Additionally, to the extent that Petitioner challenges the PSC's "transportation rate" holding, it neither exhausted its administrative remedies for such challenge nor demonstrated, with any proof, the irrationality of such holding.
Turning to St. Lawrence's counterclaim, "[w]hile a counterclaim may be raised in an Article 78 proceeding (CPLR 7804(d)), the issue should be relevant to the issues of the administrative proceeding under review." (Johnson v. Popolizio, 153 AD2d 546 [1st Dept. 1989]). Here, this Article 78 proceeding was brought to challenge the PSC's Order. St. Lawrence's counterclaim, however, seeks redress from Petitioner's alleged breach of contract. While the PSC's Order did review the contract allegedly breached, the claimed breach is irrelevant to the administrative proceeding. As such, St. Lawrence's "counterclaim should be dismissed without prejudice." (Id.) If St. Lawrence wishes to pursue its breach of contract claim against the Petitioner, it may do so in an appropriate independent action, if so advised.

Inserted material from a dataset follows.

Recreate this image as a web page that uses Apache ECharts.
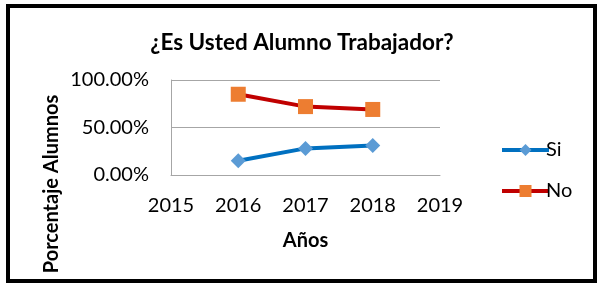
<!DOCTYPE html>
<html><head><meta charset="utf-8">
<script src="https://cdn.jsdelivr.net/npm/echarts@6/dist/echarts.min.js"></script>
<style>html,body{margin:0;padding:0;background:#fff}#c{width:604px;height:288px}</style>
</head><body><div id="c"></div>
<script>
const years = [2016, 2017, 2018];
const siValues = [0.15, 0.28, 0.31];
const noValues = [0.85, 0.72, 0.69];
const yTicks = [0, 0.5, 1];
const seriesNames = ['Si', 'No'];

const FONT = 'Lato, "Liberation Sans", sans-serif';
const chart = echarts.init(document.getElementById('c'), null, {renderer: 'canvas'});
chart.setOption({
  animation: false,
  backgroundColor: '#fff',
  title: {
    text: '¿Es Usted Alumno Trabajador?',
    left: 'center', top: 26,
    textStyle: {fontFamily: FONT, fontSize: 22.5, fontWeight: 'bold', color: '#000'}
  },
  grid: {left: 171, right: 164, top: 80, bottom: 113},
  legend: {
    orient: 'vertical', left: 495, top: 135, itemGap: 21,
    itemWidth: 47, itemHeight: 15,
    lineStyle: {width: 4},
    textStyle: {fontFamily: FONT, fontSize: 20, color: '#000', padding: [0, 0, 0, -8]},
    data: seriesNames
  },
  xAxis: {
    type: 'value', min: 2015, max: 2019, interval: 1,
    name: 'Años', nameLocation: 'middle', nameGap: 56,
    nameTextStyle: {fontFamily: FONT, fontSize: 20, fontWeight: 'bold', color: '#000'},
    axisLine: {show: true, lineStyle: {color: '#A6A6A6', width: 1}},
    axisTick: {show: false},
    splitLine: {show: false},
    axisLabel: {fontFamily: FONT, fontSize: 20, color: '#000', margin: 21,
      formatter: v => String(v)}
  },
  yAxis: {
    type: 'value', min: yTicks[0], max: yTicks[yTicks.length - 1], interval: 0.5,
    axisLine: {show: true, lineStyle: {color: '#A6A6A6', width: 1}},
    axisTick: {show: false},
    splitLine: {show: true, lineStyle: {color: '#A6A6A6', width: 1}},
    axisLabel: {fontFamily: FONT, fontSize: 20, color: '#000', margin: 22,
      formatter: v => (v * 100).toFixed(2) + '%'}
  },
  graphic: [
    {type: 'text', x: 52, y: 184, rotation: Math.PI / 2,
     style: {text: 'Porcentaje Alumnos', font: 'bold 20px ' + FONT, fill: '#000',
       textAlign: 'center', textVerticalAlign: 'middle'}},
    {type: 'rect', shape: {x: 8, y: 6, width: 587, height: 275},
     style: {fill: 'none', stroke: '#000', lineWidth: 4}, z: 100}
  ],
  series: [
    {name: seriesNames[0], type: 'line', data: years.map((y, i) => [y, siValues[i]]),
     lineStyle: {color: '#0070C0', width: 4},
     itemStyle: {color: '#5B9BD5'},
     symbol: 'diamond', symbolSize: 15, showSymbol: true},
    {name: seriesNames[1], type: 'line', data: years.map((y, i) => [y, noValues[i]]),
     lineStyle: {color: '#C00000', width: 4},
     itemStyle: {color: '#ED7D31'},
     symbol: 'rect', symbolSize: 15, showSymbol: true}
  ]
});
</script></body></html>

To the extent not specifically addressed above, the parties' remaining contentions have been examined and found to be lacking in merit.
Accordingly, the petition and counterclaim are dismissed.
This Decision and Order is being returned to the attorneys for the PSC. A copy of this Decision and Order and all other original papers submitted on this motion are being delivered to the Albany County Clerk for filing. The signing of this Decision and Order shall not constitute entry or filing under CPLR § 2220. Counsel is not relieved from the applicable provision of that section respecting filing, entry and notice of entry.
So Ordered.
PAPERS CONSIDERED:
1. Notice of Petition, dated November 30, 2009, Verified Petition, dated November 23, 2009, with attached "Exhibit 1" — "Exhibit "3", Affidavit of Joseph Klimaszewski, dated November 24, 2009.
2. Verified Answer, dated January 14, 2010, Affidavit of James Ward, dated January 14, 20101.
3. Verified Answer, dated January 13, 2010, with attached Record of the Public Service Commission of the State of New York".
4. Verified Answer, dated January 28, 2010.